Why character is the new bottleneck
Here is the structural reason this matters more now than it ever has. When a capability is scarce, it is the bottleneck, and everyone focuses on it. For all of history, raw capability, the ability to compute, to produce, to reach, to act, was scarce and expensive. So we organized everything around getting more of it, and we got very good at it.
We are now making capability abundant. When the machine can do, cheaply and at scale, the thing that used to be hard, capability stops being the binding constraint. Something else becomes scarce, and whatever is scarce is what now decides outcomes. That scarce thing is the wisdom to aim the capability: knowing what is worth doing, what should never be done, and what you are actually for.
In plain terms: when anyone can do almost anything, the only question left that matters is what kind of person is choosing. We have spent centuries optimizing the machine half of the equation and almost entirely neglecting the human half, because the human half was not the bottleneck. It is now. The most underrated, highest-leverage project of this era is not building better tools. It is building better humans, and the first one you are responsible for is yourself.
The oldest objection, taken seriously
I have to be honest about the strongest argument against all of this, because it is old and it is good.
Every generation panics that its new tool will hollow out the human being, and they are usually remembered as fools. Twenty-four centuries ago, in Plato’s telling, Socrates warned that writing would ruin memory and give people “the appearance of wisdom” without the reality, a hollow fluency. He was worried about the alphabet. From where we sit, he looks ridiculous. Writing did not make us stupid; it built civilization, science, and every word you are reading. So why should this worry be any different? Maybe “become more human” is just the same nostalgic reflex, dressed for a new decade.
It is the right challenge, and the answer is more interesting than a simple yes or no. Socrates was not entirely wrong. We did lose something when we wrote things down: the vast oral memory of pre-literate cultures genuinely atrophied. The trade was real. It was simply worth it, because the faculty we outsourced, rote memorization of long texts, was one we could afford to lose, and what we gained dwarfed it.

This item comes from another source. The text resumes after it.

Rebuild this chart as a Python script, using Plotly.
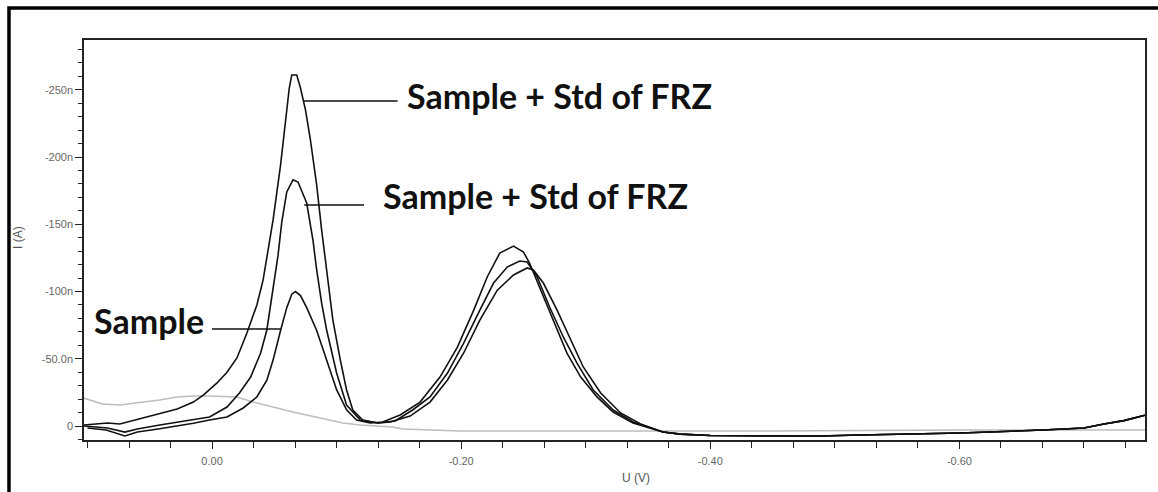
import plotly.graph_objects as go

# ---- data (U in V, I in nA) ----
sample_v = [0.100, 0.085, 0.070, 0.060, 0.042, 0.015, 0.002, -0.012, -0.025, -0.036,
            -0.044, -0.049, -0.055, -0.060, -0.064, -0.067, -0.071, -0.076, -0.084, -0.092,
            -0.100, -0.108, -0.116, -0.127, -0.137, -0.151, -0.167, -0.183, -0.197, -0.210,
            -0.221, -0.231, -0.242, -0.250, -0.255, -0.263, -0.274, -0.285, -0.296, -0.309,
            -0.322, -0.338]
sample_i = [1.5, 3.0, 7.4, 4.5, 2.0, -2.0, -4.5, -6.7, -13.4, -21.6,
            -34.0, -49.0, -71.0, -88.0, -98.0, -100.0, -97.0, -88.0, -71.0, -49.0,
            -27.0, -12.0, -4.5, -2.2, -3.0, -8.2, -17.8, -36.4, -58.7, -86.0,
            -111.0, -128.6, -133.8, -129.4, -121.0, -103.0, -79.0, -54.0, -36.4, -21.6,
            -10.4, -2.2]

std1_v = [0.103, 0.084, 0.070, 0.060, 0.042, 0.015, 0.002, -0.012, -0.022, -0.031,
          -0.039, -0.044, -0.049, -0.053, -0.056, -0.060, -0.065, -0.069, -0.076, -0.081,
          -0.084, -0.088, -0.092, -0.100, -0.108, -0.119, -0.133, -0.147, -0.161, -0.175,
          -0.189, -0.202, -0.215, -0.226, -0.237, -0.247, -0.253, -0.261, -0.271, -0.282,
          -0.293, -0.306, -0.322, -0.338]
std1_i = [0.0, 1.5, 4.5, 2.2, -0.7, -4.5, -6.7, -14.1, -24.5, -36.4,
          -54.3, -71.4, -101.0, -127.0, -151.7, -174.0, -183.0, -181.4, -165.8, -138.3,
          -116.0, -91.4, -71.4, -39.4, -15.6, -4.5, -2.2, -3.7, -11.9, -21.6,
          -39.4, -61.7, -86.2, -106.3, -118.2, -122.7, -121.9, -110.8, -88.5, -66.2,
          -46.8, -26.8, -11.9, -3.0]

std2_v = [0.103, 0.084, 0.074, 0.068, 0.055, 0.042, 0.028, 0.015, 0.007, -0.004,
          -0.012, -0.020, -0.028, -0.036, -0.041, -0.045, -0.049, -0.055, -0.059, -0.062,
          -0.064, -0.068, -0.071, -0.075, -0.079, -0.084, -0.088, -0.092, -0.097, -0.103,
          -0.108, -0.113, -0.121, -0.133, -0.143, -0.159, -0.175, -0.189, -0.202, -0.215,
          -0.229, -0.242, -0.253, -0.258, -0.266, -0.277, -0.288, -0.298, -0.312, -0.328,
          -0.344]
std2_i = [-0.7, -2.2, -1.5, -3.0, -5.9, -8.9, -12.6, -17.8, -23.0, -32.0,
          -40.0, -50.6, -69.1, -90.0, -108.6, -130.9, -153.2, -194.0, -227.5, -251.3,
          -261.0, -261.0, -251.3, -235.0, -212.6, -179.2, -145.7, -116.0, -78.8, -49.0,
          -26.8, -11.9, -4.5, -2.2, -3.0, -7.4, -17.8, -34.2, -54.3, -78.8,
          -101.0, -112.3, -117.5, -116.0, -106.3, -86.2, -64.0, -43.9, -24.5, -9.7,
          -1.5]

# common tail of the three black curves
tail_v = [-0.362, -0.376, -0.400, -0.440, -0.488, -0.520, -0.569, -0.601, -0.667, -0.700,
          -0.716, -0.732, -0.749]
tail_i = [4.5, 6.0, 7.0, 7.4, 7.4, 6.7, 6.0, 5.2, 3.0, 1.5,
          -1.5, -4.0, -8.0]

blank_v = [0.103, 0.088, 0.074, 0.060, 0.042, 0.028, 0.015, 0.002, -0.020, -0.033,
           -0.052, -0.065, -0.087, -0.105, -0.119, -0.145, -0.153, -0.199, -0.300, -0.450,
           -0.600, -0.749]
blank_i = [-20.8, -16.4, -15.6, -17.1, -19.3, -21.6, -22.3, -22.3, -21.6, -17.8,
           -13.4, -10.4, -5.9, -2.2, -0.7, 0.7, 2.2, 3.7, 3.7, 3.7,
           3.0, 3.0]

y_tickvals = [0, -50, -100, -150, -200, -250]
y_ticktext = ["0", "-50.0n", "-100n", "-150n", "-200n", "-250n"]
x_tickvals = [0.0, -0.2, -0.4, -0.6]
x_ticktext = ["0.00", "-0.20", "-0.40", "-0.60"]

labels = ["Sample + Std of FRZ", "Sample + Std of FRZ", "Sample"]

fig = go.Figure()
fig.add_trace(go.Scatter(x=blank_v, y=blank_i, mode="lines",
                         line=dict(color="#bdbdbd", width=1.5), name="Blank"))
for vs, is_, nm in [(sample_v, sample_i, "Sample"),
                    (std1_v, std1_i, "Sample + Std 1"),
                    (std2_v, std2_i, "Sample + Std 2")]:
    fig.add_trace(go.Scatter(x=vs + tail_v, y=is_ + tail_i, mode="lines",
                             line=dict(color="#111111", width=1.6), name=nm))

ann_font = dict(family="Lato, 'Open Sans', sans-serif", size=34, color="#111111")
# leader lines (data coordinates)
leaders = [(-0.073, -0.149, -241.6), (-0.074, -0.122, -164.3), (0.0, -0.055, -72.1)]
for x0, x1, yy in leaders:
    fig.add_shape(type="line", x0=x0, x1=x1, y0=yy, y1=yy, xref="x", yref="y",
                  line=dict(color="#111111", width=1.6))
texts = [(-0.155, -245.5), (-0.136, -171.5), (0.0965, -78.5)]
for (tx, ty), lab in zip(texts, labels):
    fig.add_annotation(x=tx, y=ty, xref="x", yref="y", text="<b>" + lab + "</b>",
                       showarrow=False, xanchor="left", yanchor="middle", font=ann_font)

# axis titles
title_font = dict(family="Liberation Sans, Arial, sans-serif", size=12, color="#555555")
fig.add_annotation(text="U (V)", xref="paper", yref="paper", x=0.520, y=-0.095,
                   showarrow=False, xanchor="center", yanchor="middle", font=title_font)
fig.add_annotation(text="I (A)", xref="paper", yref="paper", x=-0.0622, y=0.505,
                   showarrow=False, xanchor="center", yanchor="middle", textangle=-90,
                   font=title_font)

# outer black frame (cut off at right and bottom)
fig.add_shape(type="rect", xref="paper", yref="paper",
              x0=-0.0707, x1=1.03, y0=-0.2, y1=1.08,
              line=dict(color="black", width=3.5), layer="above")

tick_font = dict(family="Liberation Sans, Arial, sans-serif", size=11, color="#666666")
fig.update_layout(
    width=1158, height=492,
    margin=dict(l=84, r=13, t=40, b=52),
    paper_bgcolor="white", plot_bgcolor="white",
    showlegend=False,
    xaxis=dict(range=[0.1028, -0.749], tickmode="array", tickvals=x_tickvals,
               ticktext=x_ticktext, ticks="outside", ticklen=7, tickwidth=1.3,
               tickcolor="#222", showline=True, linecolor="#222", linewidth=1.5,
               mirror=True, showgrid=False, zeroline=False, tickfont=tick_font,
               automargin=False, ticklabelstandoff=3,
               minor=dict(tickmode="linear", tick0=0, dtick=0.2 / 6, ticks="outside",
                          ticklen=6, tickwidth=1.3, tickcolor="#222", showgrid=False)),
    yaxis=dict(range=[10.4, -287], tickmode="array", tickvals=y_tickvals,
               ticktext=y_ticktext, ticks="outside", ticklen=7, tickwidth=1.3,
               tickcolor="#222", showline=True, linecolor="#222", linewidth=1.5,
               mirror=True, showgrid=False, zeroline=False, tickfont=tick_font,
               automargin=False,
               minor=dict(tickmode="linear", tick0=0, dtick=10, ticks="outside",
                          ticklen=4, tickwidth=1.3, tickcolor="#222", showgrid=False)),
)

fig.write_html("out.html")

So the question is never “is the tool good or bad.” It is: which faculty are you trading away, and can you afford to lose it? Outsource arithmetic to a calculator, fine; almost no one needs to do long division by hand to live well. But the faculties at risk now are not arithmetic. They are attention, judgment, memory, the tolerance of difficulty, and the capacity for other people, the very faculties that make a person fit to hold power at all. That is a trade you cannot afford, and the scope is unprecedented: the new tools touch all of them at once, and unlike the alphabet, they are eager and active, reaching into every hour of the day. Socrates was wrong about writing. He would not be wrong about this.
The training
So what do you do? Not retreat from the tools. That is neither possible nor wise, and the same person made wiser and more whole will build better tools and use them better. The answer is not less technology. It is more deliberate humanity, trained on purpose, the way an athlete trains the muscles ordinary life no longer stresses.
The principle is simple. As the machine lifts a faculty out of you, you have to put it back in, deliberately, through practice you do not strictly need. What used to be forced on you by necessity now has to be chosen.
- Do hard things you could have outsourced. Write the draft before you ask the machine. Do the sum in your head. Read the long, difficult book to the end. The point is not the output; the machine can produce that. The point is the person the effort builds. Keep some friction in your life on purpose, because friction is the gym.
- Guard your attention like it is the asset it is. It is the faculty everything else grows from, and it is under the most sustained assault. Protect long, unbroken stretches of it the way you would protect your health, because it is a kind of health. “Attention,” Simone Weil wrote, “is the rarest and purest form of generosity.” Treat it that way.
- Keep real knowledge in your own head. Memorize the poem. Learn the craft you could look up. Carry your own stock of stories and examples and skills, not because retrieval is slow, but because you can only think with what you actually hold. A mind furnished only by search is fluent and empty.
- Be fully with people, undivided. Put the device down and stay. Practice patience and presence as skills, because they are. The people around you are also the daily correction against your own worst ideas; lose them and you lose your error-checking.
- Do things with your whole body and no purpose. Make music, play sport, grow something, walk far. We teach children these not to make them professionals but to make them more human, and that is now the project for all of us, not just the children.
This will sound, I know, a little soft next to the hard chrome of the technology. It is not soft. It is the most practical possible response to a precise problem. The tools are exporting our faculties; the only counter is to deliberately cultivate those faculties at home, in here, where they cannot be outsourced.
What are you becoming?
We love to ask what the machines will become. It is the wrong end of the question, or at least only half of it. The half we keep avoiding is about us.
If the future is shaped by amplified humans, then the most consequential thing you can do is not to predict the amplifier. It is to become someone worth amplifying. To be, on purpose, the kind of person our oldest and best stories admire: someone who serves something larger than their own appetite for power and comfort, who can sit with difficulty, hold their attention steady, and remain kind when it is expensive. That sounds like a private, almost quaint ambition. In an age of leverage, it is the most public thing imaginable, because what each of us becomes is what we will collectively build.
The machines are going to get more powerful no matter what we decide. The open question, the only one still fully in our hands, is whether the people holding them will be worth the power. Do not be a very powerful broken person. Become a whole one. Everything else, including the machines, will be made in that image.